Managing Contact Difficulties: A Child-Centred Approach
Drawing from a literature review and a consultation process with key informants in Canada and other jurisdictions, this paper discusses the nature of child-parent contact difficulties after divorce. Based on our review, we conclude that identifying parental behaviours that influence post-divorce relationships is more effective than using labels such as parental alienation syndrome (PAS). Identification of problematic behaviours such as undermining and obstructing the child's relationship with the other parent provides a basis for intervening with parents. Understanding parent behaviours also helps to clarify the type of support children may need. Using the terminology of PAS serves to heighten tensions and engenders debate about the accuracy of the label.
Three decades of divorce research have helped us to understand that in most circumstances children benefit from contact with both parents after divorce. Numerous child, parent and systemic variables influence the nature of the post-divorce child-parent relationship. Unresolved conflict between parents is frequently noted as the critical influencing factor for the child-parent relationship. From the child's perspective, when conflict about contact develops, it often transforms the child-parent relationship into what Nicholson (2002a) terms a
"timetabled obligation". The benefits of the child-parent relationship are reduced as children struggle with the unfolding drama between their parents.
There are no Canadian statistics concerning the concept of alienation in divorced families. Key informants and the literature suggest that about 20 percent of divorces are considered to be high-conflict. Within the high-conflict group, serious alienating behaviours are estimated to be present in two percent of families. The limited research conducted to date suggests that mothers and fathers equally exhibit alienating behaviours. In more entrenched cases, it is not uncommon for one or both parents to falsely allege physical or sexual abuse of the child. However, the small proportion of divorcing families exhibiting alienating behaviours draws on a disproportionate amount of resources in the legal and mental health system.
Difficult contacts challenge children, parents, practitioners and the courts. What is required is a child-centred strategy that reflects children's best interests. To achieve this goal, the purpose of contact between the child and the parent, and the benefits for the child, must be clearly articulated and understood by all concerned. The nature and type of contact needs to reflect the individual child's developmental needs. A
"one size fits all solution" for managing difficult contacts is unrealistic. In Chapter 4 we discussed a number of strategies for managing difficult contact cases, ranging from using skilled neutral assessors and parenting coordinators, to holding parents accountable for their behaviour and implementing accessible, timely and efficient conflict resolution processes.
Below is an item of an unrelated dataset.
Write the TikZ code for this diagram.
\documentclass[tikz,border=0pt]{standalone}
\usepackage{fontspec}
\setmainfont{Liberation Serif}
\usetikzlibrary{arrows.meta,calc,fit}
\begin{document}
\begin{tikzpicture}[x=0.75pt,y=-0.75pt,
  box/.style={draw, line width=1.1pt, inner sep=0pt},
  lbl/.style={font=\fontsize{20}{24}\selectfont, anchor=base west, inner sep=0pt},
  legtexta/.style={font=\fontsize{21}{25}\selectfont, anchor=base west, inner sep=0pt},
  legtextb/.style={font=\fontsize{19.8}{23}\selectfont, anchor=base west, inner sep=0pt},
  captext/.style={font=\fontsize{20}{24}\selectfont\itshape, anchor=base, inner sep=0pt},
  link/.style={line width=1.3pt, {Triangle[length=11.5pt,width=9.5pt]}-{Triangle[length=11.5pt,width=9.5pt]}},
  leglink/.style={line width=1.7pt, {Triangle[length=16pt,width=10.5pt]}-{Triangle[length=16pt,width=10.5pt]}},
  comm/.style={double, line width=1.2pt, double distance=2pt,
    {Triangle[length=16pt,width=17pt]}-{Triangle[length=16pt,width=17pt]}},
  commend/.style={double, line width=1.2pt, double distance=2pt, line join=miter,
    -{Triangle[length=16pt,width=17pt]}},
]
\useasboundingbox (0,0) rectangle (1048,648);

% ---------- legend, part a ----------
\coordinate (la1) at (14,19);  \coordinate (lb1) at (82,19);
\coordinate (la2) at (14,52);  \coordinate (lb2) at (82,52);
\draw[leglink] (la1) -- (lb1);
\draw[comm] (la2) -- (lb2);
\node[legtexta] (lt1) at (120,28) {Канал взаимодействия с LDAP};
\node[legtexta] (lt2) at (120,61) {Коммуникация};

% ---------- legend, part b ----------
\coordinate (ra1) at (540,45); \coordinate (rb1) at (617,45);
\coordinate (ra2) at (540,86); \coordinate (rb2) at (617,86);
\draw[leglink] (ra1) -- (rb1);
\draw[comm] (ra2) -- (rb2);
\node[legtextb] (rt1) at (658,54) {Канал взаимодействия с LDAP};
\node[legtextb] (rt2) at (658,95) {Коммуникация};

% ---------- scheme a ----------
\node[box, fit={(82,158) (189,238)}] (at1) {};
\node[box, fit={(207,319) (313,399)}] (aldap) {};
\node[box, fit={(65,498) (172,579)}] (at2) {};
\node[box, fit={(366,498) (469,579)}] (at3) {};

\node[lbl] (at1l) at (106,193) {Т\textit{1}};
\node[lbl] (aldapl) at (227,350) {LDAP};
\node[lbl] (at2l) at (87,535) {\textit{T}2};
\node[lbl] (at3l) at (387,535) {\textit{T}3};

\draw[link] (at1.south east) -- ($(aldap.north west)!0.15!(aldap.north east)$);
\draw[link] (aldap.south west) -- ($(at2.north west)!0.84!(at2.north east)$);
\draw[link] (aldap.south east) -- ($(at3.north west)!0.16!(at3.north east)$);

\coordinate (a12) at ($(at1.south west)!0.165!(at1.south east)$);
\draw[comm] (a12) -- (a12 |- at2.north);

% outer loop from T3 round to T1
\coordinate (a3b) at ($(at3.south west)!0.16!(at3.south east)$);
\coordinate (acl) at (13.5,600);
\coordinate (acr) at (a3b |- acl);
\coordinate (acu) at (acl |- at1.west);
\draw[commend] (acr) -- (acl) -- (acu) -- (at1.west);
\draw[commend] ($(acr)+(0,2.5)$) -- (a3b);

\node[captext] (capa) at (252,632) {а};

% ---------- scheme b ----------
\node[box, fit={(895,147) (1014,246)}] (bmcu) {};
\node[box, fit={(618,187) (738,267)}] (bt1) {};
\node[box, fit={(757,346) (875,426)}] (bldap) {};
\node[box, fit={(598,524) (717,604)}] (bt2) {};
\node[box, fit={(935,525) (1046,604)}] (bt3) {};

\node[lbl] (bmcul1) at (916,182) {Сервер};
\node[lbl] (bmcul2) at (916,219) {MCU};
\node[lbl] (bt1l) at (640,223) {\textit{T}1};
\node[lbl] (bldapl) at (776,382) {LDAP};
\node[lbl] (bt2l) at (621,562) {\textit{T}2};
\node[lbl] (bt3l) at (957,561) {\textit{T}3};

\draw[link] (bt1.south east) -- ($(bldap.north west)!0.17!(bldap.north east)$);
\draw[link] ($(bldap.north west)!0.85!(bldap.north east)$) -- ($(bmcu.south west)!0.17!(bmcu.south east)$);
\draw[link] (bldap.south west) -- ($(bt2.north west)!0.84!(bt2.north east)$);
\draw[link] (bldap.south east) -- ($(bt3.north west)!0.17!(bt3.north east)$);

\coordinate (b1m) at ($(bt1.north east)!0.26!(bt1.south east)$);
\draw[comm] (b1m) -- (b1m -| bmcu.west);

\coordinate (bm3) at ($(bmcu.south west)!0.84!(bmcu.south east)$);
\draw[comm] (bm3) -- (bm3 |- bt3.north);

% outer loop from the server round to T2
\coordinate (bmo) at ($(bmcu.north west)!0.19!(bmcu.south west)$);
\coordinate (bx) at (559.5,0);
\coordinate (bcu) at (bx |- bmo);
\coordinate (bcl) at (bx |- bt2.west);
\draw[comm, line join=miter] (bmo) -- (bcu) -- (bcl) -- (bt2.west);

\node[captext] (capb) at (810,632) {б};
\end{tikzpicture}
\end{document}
In the course of our literature review and key informant inquiry, two other issues related to contact difficulties emerged. First, in the past decade, considerable media and professional attention has been directed to debate about the concept of alienation. What is often overlooked is a problem that affects significantly more children—parental abandonment. For a variety of reasons (Wallerstein, 1980; Wallerstein and Blakeslee, 1997), one parent may disappear from a child's life. Participants in the Youth Consultation on the Divorce Act described this abandonment as one of the hardest aspects of divorce (Freeman and Freeman, 2001).
Second, children rarely have a safe and meaningful way to be heard in the divorce process. Smart (2002: 318) notes what is most difficult for children is the lack of control they have over their lives. She states:
...children had to re-establish their relationships with their parents, and a great deal depended on the trust and warmth that had been established prior to separation and then on the quality of the post-separation parenting. A majority of children were clear that they did not want to be forced to make choices, but they did want to have a voice and they did want to understand what was happening.
Wallerstein and Kelly first identified this theme in 1985. Smart also reports that children require time to adjust to arrangements and they want the flexibility to make changes when necessary. The issue, in her opinion, is whether parents are prepared to listen to the child's voice.
Despite the challenge of contact difficulties, there are a number of possible strategies that can be implemented to support the resolution of difficult contacts. Encouraging research and supporting ongoing discussion among stakeholders will advance our understanding about effective intervention strategies.